#### TASK DIRECTIONS
Records follow. Select each line holding "this".

#### DATASET EXTRACT
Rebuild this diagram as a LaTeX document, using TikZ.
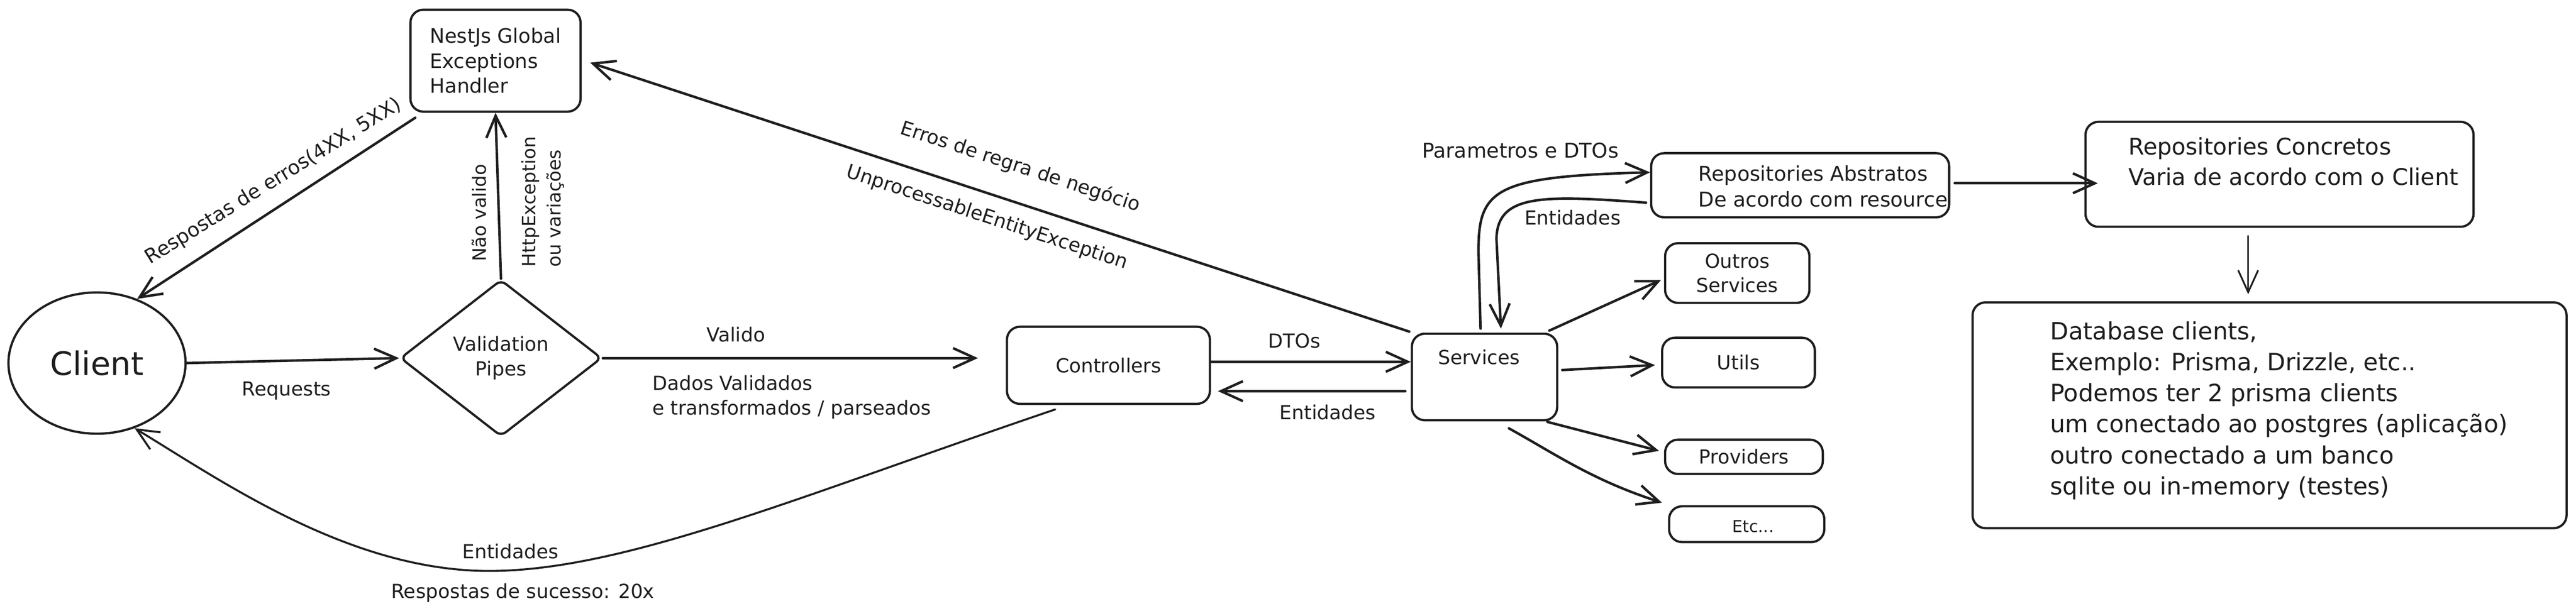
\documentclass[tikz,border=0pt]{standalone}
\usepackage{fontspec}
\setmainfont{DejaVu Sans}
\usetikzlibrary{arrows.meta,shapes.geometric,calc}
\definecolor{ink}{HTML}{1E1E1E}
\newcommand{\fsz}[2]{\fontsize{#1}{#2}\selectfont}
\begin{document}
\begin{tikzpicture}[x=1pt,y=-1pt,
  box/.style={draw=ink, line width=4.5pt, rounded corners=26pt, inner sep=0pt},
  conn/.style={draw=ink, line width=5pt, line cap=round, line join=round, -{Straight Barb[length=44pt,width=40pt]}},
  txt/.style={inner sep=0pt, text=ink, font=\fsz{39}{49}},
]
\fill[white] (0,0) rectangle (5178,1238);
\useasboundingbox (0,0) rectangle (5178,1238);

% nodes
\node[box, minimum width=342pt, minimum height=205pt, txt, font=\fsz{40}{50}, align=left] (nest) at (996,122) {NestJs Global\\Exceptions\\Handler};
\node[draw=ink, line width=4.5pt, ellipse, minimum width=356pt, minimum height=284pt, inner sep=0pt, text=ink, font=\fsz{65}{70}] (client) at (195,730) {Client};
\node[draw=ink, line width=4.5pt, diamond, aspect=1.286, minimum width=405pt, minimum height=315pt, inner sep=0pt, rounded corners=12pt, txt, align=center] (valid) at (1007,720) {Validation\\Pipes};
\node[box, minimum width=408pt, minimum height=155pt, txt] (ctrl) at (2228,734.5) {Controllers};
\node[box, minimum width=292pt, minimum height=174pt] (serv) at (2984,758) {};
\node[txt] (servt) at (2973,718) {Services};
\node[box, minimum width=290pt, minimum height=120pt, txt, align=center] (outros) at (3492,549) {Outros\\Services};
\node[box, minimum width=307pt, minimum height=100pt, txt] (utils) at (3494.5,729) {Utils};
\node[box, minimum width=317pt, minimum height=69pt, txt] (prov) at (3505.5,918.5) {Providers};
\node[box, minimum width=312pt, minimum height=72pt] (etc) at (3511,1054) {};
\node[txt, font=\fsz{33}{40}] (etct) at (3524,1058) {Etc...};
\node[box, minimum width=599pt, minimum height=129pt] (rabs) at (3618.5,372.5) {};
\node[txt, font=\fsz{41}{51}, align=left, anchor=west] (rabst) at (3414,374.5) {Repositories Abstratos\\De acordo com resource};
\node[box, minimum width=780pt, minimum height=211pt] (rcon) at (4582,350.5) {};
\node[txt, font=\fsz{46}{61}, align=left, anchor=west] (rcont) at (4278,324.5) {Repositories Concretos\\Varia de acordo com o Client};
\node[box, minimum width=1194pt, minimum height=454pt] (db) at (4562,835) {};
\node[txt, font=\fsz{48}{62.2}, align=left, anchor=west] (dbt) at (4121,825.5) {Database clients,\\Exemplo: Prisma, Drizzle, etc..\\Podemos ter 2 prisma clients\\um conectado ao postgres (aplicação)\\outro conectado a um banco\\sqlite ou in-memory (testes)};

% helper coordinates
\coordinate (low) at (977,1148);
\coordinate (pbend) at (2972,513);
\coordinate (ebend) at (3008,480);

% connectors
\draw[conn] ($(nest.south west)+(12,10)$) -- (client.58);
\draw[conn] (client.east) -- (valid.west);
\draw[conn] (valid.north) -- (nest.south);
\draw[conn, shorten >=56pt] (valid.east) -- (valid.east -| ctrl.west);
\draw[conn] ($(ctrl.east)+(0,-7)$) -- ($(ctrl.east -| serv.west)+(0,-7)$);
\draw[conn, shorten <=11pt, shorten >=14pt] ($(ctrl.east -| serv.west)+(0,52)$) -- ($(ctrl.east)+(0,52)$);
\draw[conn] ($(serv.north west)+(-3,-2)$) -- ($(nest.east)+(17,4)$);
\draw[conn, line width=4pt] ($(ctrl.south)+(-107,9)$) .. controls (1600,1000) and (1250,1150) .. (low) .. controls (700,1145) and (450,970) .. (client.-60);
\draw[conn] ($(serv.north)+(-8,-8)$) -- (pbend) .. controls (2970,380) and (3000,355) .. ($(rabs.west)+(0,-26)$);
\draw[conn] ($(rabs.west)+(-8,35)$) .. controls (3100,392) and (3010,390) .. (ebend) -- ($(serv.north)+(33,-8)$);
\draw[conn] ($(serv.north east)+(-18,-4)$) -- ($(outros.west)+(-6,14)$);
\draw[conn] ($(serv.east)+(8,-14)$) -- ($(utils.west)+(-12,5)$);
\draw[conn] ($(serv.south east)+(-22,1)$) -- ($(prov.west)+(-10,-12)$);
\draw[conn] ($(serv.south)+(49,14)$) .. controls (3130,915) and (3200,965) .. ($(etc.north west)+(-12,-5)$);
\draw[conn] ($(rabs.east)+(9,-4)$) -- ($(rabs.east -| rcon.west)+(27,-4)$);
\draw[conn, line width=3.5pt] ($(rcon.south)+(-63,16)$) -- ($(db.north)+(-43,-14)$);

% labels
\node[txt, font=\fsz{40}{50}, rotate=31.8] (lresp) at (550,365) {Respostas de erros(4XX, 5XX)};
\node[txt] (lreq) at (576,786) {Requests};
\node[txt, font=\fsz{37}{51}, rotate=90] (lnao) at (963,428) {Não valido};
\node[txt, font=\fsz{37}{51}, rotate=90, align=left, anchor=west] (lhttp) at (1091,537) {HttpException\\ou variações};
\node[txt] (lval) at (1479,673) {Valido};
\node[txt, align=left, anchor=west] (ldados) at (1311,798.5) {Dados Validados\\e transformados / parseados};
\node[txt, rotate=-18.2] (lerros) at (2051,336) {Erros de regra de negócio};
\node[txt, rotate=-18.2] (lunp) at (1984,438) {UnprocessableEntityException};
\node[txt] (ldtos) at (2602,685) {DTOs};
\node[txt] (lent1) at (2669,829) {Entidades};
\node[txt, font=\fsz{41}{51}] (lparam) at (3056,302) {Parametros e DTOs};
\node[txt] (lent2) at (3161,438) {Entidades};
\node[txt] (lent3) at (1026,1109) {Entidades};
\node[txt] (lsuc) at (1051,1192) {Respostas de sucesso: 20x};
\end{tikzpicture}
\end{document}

...

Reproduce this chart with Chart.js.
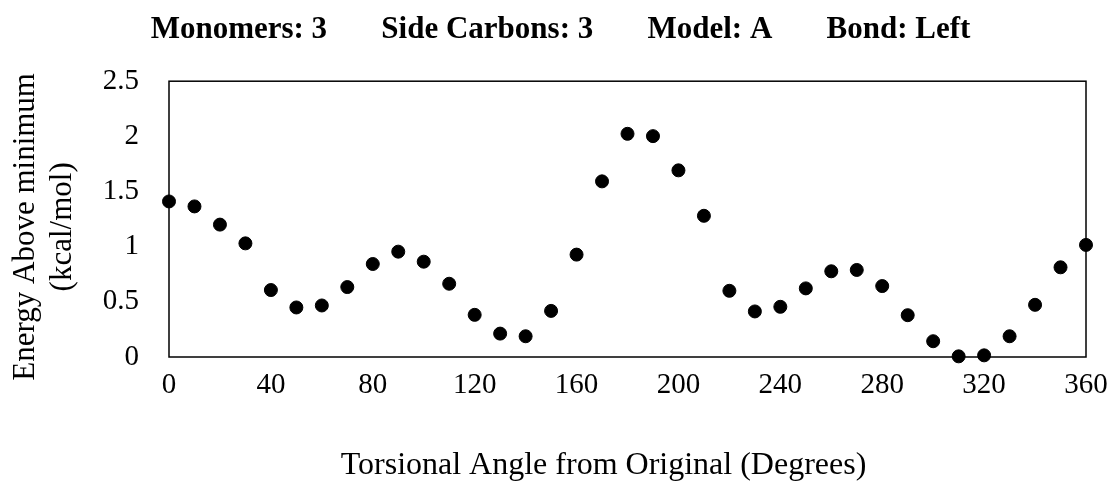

#### RESULT OF THE TASK
Rebuild this diagram as a LaTeX document, using TikZ.
Reproduce this chart with Chart.js.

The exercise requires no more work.